Pictures in the entries below are excluded; copy only the lines from the one containing "Write the matplotlib code for this chart." to the one containing "import matplotlib.pyplot as plt", both included.

(Source code of charts)
***
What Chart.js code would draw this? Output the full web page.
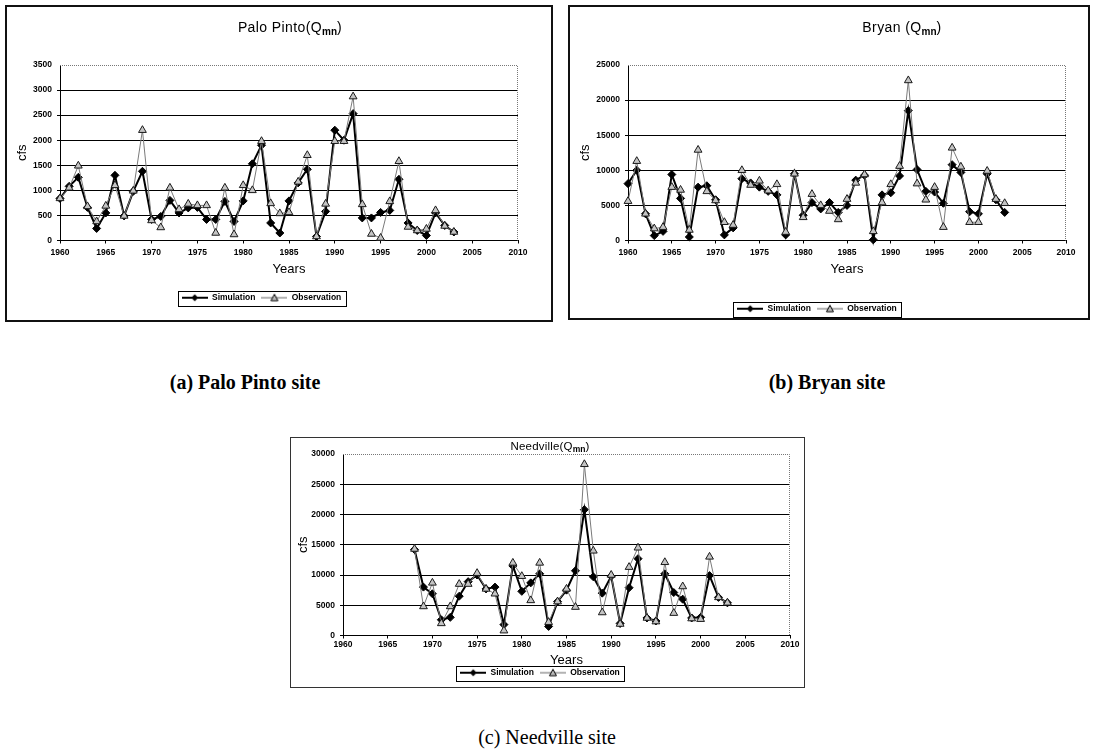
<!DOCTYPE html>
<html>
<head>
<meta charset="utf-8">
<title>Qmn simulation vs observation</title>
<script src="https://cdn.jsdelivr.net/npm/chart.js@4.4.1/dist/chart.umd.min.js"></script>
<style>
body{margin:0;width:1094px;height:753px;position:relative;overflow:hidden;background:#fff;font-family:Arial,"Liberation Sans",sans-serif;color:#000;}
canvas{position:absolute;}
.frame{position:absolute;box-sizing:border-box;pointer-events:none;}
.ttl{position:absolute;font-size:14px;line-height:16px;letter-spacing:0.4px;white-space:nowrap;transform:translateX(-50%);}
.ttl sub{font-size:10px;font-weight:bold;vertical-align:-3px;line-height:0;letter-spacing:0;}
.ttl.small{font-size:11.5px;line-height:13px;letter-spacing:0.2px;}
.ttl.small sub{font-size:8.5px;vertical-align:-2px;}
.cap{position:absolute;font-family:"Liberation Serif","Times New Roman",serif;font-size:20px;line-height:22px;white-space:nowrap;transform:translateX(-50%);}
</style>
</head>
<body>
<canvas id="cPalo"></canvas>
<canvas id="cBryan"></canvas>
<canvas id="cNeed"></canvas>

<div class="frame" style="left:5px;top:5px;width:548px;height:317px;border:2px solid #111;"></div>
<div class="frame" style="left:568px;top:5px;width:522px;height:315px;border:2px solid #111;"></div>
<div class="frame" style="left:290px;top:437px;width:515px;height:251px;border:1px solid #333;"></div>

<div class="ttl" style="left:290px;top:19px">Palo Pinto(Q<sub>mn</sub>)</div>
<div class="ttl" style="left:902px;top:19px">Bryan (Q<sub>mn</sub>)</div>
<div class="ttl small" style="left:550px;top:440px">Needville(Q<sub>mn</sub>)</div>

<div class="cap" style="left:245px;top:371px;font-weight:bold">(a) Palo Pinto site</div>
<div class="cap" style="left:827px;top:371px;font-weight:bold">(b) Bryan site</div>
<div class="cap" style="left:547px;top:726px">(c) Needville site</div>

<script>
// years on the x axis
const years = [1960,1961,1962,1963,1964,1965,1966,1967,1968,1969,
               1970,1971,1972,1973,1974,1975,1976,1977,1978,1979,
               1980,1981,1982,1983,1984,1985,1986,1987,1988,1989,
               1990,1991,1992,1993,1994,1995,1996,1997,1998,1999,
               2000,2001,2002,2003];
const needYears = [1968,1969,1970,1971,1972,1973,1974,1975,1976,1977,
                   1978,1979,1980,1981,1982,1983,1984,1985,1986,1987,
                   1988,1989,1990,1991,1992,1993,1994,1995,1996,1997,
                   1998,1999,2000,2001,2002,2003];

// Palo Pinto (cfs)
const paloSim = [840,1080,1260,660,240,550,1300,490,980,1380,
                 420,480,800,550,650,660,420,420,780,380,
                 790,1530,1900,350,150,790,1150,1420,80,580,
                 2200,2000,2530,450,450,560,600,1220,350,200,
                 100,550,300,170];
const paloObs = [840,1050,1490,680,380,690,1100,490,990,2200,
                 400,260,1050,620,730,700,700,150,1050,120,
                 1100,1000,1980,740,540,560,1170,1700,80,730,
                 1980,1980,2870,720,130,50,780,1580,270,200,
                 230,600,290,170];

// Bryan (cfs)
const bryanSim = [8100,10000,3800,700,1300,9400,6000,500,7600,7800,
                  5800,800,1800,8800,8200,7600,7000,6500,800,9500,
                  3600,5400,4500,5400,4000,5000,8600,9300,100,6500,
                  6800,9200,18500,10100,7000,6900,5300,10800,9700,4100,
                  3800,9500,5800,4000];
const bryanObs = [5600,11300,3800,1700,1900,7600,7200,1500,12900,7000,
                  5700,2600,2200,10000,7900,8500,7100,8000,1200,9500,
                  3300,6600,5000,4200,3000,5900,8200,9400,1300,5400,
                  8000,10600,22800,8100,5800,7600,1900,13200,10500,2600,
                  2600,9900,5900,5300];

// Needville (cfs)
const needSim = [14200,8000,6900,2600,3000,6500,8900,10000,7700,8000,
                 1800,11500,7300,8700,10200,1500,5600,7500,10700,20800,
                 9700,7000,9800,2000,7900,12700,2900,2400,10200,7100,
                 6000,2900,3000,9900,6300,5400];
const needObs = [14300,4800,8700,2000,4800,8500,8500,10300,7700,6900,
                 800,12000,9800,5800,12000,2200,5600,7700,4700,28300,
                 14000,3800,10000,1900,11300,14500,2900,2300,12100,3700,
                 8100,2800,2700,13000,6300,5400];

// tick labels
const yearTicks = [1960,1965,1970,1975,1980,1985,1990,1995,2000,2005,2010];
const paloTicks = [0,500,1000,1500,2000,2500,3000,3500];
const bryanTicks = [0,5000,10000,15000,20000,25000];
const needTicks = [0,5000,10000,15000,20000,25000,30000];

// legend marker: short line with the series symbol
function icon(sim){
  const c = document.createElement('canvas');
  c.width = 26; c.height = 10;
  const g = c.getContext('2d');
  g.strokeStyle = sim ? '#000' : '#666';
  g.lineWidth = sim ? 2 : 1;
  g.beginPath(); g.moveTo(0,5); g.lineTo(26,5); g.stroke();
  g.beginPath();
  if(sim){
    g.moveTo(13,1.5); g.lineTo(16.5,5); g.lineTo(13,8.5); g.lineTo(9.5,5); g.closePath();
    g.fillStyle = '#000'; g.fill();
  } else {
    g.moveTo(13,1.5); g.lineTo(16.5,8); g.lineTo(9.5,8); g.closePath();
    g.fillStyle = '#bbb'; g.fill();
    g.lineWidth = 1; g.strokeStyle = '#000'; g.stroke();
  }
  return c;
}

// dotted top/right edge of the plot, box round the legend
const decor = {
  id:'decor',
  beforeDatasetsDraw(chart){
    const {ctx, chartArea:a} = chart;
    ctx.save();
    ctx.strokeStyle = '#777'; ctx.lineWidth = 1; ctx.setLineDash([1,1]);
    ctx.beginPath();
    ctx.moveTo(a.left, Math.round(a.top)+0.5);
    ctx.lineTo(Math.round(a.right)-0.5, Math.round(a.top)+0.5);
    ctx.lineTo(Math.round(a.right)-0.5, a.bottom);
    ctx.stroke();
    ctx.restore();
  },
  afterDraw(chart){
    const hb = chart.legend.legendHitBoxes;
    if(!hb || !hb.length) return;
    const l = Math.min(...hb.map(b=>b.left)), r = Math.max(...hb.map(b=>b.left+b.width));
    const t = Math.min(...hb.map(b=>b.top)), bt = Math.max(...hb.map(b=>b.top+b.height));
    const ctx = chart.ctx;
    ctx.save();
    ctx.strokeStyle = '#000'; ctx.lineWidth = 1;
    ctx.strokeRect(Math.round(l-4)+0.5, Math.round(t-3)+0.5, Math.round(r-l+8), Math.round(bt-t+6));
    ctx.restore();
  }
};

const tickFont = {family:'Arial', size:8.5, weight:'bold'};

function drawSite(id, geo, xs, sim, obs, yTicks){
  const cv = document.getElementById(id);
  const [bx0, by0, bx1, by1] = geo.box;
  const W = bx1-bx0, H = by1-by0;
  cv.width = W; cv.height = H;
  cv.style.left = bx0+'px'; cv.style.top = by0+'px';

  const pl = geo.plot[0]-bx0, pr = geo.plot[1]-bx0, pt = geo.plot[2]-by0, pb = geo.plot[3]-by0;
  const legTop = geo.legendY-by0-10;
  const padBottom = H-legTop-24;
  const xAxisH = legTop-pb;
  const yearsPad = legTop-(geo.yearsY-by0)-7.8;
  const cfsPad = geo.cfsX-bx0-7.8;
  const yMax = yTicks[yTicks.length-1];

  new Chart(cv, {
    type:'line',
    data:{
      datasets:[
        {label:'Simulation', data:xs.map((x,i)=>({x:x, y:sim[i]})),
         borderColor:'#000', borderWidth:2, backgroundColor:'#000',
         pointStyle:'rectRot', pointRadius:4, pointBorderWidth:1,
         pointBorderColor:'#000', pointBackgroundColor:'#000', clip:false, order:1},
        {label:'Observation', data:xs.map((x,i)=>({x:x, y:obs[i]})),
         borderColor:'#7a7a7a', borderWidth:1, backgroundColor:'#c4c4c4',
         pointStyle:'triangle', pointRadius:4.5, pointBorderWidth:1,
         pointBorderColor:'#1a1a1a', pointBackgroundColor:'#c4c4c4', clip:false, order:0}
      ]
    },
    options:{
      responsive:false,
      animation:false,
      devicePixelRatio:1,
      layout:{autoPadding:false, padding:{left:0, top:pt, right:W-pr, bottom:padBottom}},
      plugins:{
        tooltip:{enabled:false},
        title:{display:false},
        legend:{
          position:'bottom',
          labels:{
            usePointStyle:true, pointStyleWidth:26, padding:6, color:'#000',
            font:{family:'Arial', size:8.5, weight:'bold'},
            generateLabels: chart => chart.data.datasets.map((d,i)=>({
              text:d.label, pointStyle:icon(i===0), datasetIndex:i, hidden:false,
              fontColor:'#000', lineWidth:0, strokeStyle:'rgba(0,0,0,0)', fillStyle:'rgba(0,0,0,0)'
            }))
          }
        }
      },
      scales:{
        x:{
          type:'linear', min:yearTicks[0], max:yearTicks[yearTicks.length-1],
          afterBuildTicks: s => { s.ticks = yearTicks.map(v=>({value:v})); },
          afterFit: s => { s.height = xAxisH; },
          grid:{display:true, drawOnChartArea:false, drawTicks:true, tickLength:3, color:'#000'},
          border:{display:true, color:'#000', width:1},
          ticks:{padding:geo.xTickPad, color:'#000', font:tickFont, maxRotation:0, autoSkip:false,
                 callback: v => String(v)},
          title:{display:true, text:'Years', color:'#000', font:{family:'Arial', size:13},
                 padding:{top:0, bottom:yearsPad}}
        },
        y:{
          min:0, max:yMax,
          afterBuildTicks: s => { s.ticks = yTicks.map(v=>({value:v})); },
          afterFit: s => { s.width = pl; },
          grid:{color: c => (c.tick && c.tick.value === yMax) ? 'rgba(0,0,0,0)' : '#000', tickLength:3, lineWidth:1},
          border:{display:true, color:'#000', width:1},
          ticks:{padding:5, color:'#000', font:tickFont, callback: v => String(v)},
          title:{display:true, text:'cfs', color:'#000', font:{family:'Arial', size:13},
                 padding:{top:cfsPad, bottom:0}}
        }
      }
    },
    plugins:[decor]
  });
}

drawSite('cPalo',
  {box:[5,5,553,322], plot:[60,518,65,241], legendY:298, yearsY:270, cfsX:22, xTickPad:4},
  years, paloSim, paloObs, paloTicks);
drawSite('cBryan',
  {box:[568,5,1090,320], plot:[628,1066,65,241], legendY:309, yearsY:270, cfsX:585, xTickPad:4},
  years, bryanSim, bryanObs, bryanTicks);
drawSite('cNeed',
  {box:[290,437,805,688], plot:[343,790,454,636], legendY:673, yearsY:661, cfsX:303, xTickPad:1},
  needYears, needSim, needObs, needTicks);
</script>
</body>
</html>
***
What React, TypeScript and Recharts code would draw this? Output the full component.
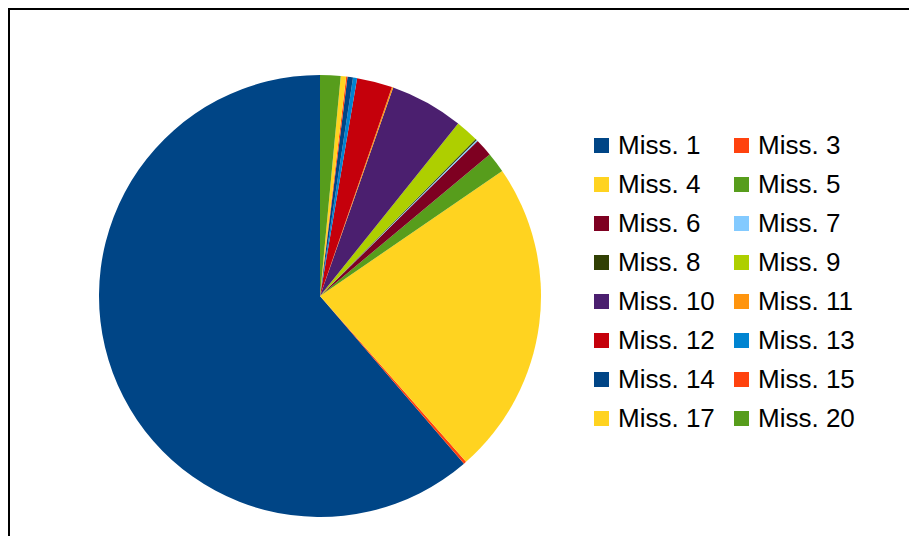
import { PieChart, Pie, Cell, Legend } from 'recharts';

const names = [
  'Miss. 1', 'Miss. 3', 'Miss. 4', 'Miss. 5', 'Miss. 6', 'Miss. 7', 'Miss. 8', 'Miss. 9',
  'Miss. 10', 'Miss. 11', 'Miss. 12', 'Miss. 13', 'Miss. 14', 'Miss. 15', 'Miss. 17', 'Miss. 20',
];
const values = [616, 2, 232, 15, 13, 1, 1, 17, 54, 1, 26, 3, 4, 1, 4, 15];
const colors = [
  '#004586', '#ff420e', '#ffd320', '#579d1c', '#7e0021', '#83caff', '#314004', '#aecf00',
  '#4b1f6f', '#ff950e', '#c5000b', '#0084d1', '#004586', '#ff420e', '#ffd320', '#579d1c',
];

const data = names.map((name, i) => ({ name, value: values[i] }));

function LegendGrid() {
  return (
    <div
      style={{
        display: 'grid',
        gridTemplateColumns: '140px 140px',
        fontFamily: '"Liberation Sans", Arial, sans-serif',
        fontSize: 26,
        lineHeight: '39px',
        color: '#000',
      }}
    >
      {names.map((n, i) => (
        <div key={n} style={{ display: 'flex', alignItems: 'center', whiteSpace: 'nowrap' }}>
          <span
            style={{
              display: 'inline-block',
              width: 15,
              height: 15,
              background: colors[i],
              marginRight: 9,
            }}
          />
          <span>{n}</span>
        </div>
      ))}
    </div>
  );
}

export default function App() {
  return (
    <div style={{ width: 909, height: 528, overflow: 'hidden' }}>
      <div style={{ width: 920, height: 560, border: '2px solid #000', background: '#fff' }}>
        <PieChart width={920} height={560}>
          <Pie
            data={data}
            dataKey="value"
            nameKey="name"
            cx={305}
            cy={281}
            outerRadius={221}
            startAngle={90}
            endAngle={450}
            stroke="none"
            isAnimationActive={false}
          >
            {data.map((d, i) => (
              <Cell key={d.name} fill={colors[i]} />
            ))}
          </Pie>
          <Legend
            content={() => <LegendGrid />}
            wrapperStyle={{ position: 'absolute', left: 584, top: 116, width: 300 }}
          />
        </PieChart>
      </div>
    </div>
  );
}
***
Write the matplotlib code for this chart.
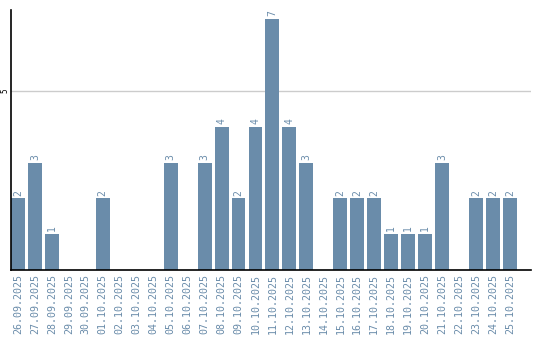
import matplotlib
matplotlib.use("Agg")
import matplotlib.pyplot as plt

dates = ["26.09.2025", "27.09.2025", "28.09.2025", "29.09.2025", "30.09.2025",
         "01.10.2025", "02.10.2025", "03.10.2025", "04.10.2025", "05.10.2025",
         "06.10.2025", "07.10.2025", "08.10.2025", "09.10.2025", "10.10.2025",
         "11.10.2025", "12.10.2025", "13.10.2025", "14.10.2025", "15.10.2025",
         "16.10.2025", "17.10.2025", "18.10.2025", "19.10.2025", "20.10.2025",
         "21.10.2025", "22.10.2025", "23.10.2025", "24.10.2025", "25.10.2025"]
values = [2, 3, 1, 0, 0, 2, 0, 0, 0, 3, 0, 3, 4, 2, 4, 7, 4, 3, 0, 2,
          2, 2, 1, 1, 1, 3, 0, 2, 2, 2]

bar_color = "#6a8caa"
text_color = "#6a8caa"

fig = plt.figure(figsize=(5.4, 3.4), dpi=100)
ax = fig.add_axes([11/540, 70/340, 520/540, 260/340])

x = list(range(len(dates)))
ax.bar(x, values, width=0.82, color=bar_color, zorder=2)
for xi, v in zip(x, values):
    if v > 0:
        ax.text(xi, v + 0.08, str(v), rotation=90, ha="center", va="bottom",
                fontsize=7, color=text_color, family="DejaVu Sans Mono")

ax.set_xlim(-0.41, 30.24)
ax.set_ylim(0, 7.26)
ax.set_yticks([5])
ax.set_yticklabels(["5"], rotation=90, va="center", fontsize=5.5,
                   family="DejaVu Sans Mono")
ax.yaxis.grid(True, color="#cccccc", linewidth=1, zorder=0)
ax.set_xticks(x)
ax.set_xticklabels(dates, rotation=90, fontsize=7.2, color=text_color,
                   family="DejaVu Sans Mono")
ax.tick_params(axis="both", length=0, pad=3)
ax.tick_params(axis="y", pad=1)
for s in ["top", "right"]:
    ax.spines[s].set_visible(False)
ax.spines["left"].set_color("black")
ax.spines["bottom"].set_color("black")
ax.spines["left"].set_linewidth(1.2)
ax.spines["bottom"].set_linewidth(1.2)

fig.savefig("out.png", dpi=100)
***
## Expected answer
Write the matplotlib code for this chart.
import matplotlib
matplotlib.use("Agg")
import matplotlib.pyplot as plt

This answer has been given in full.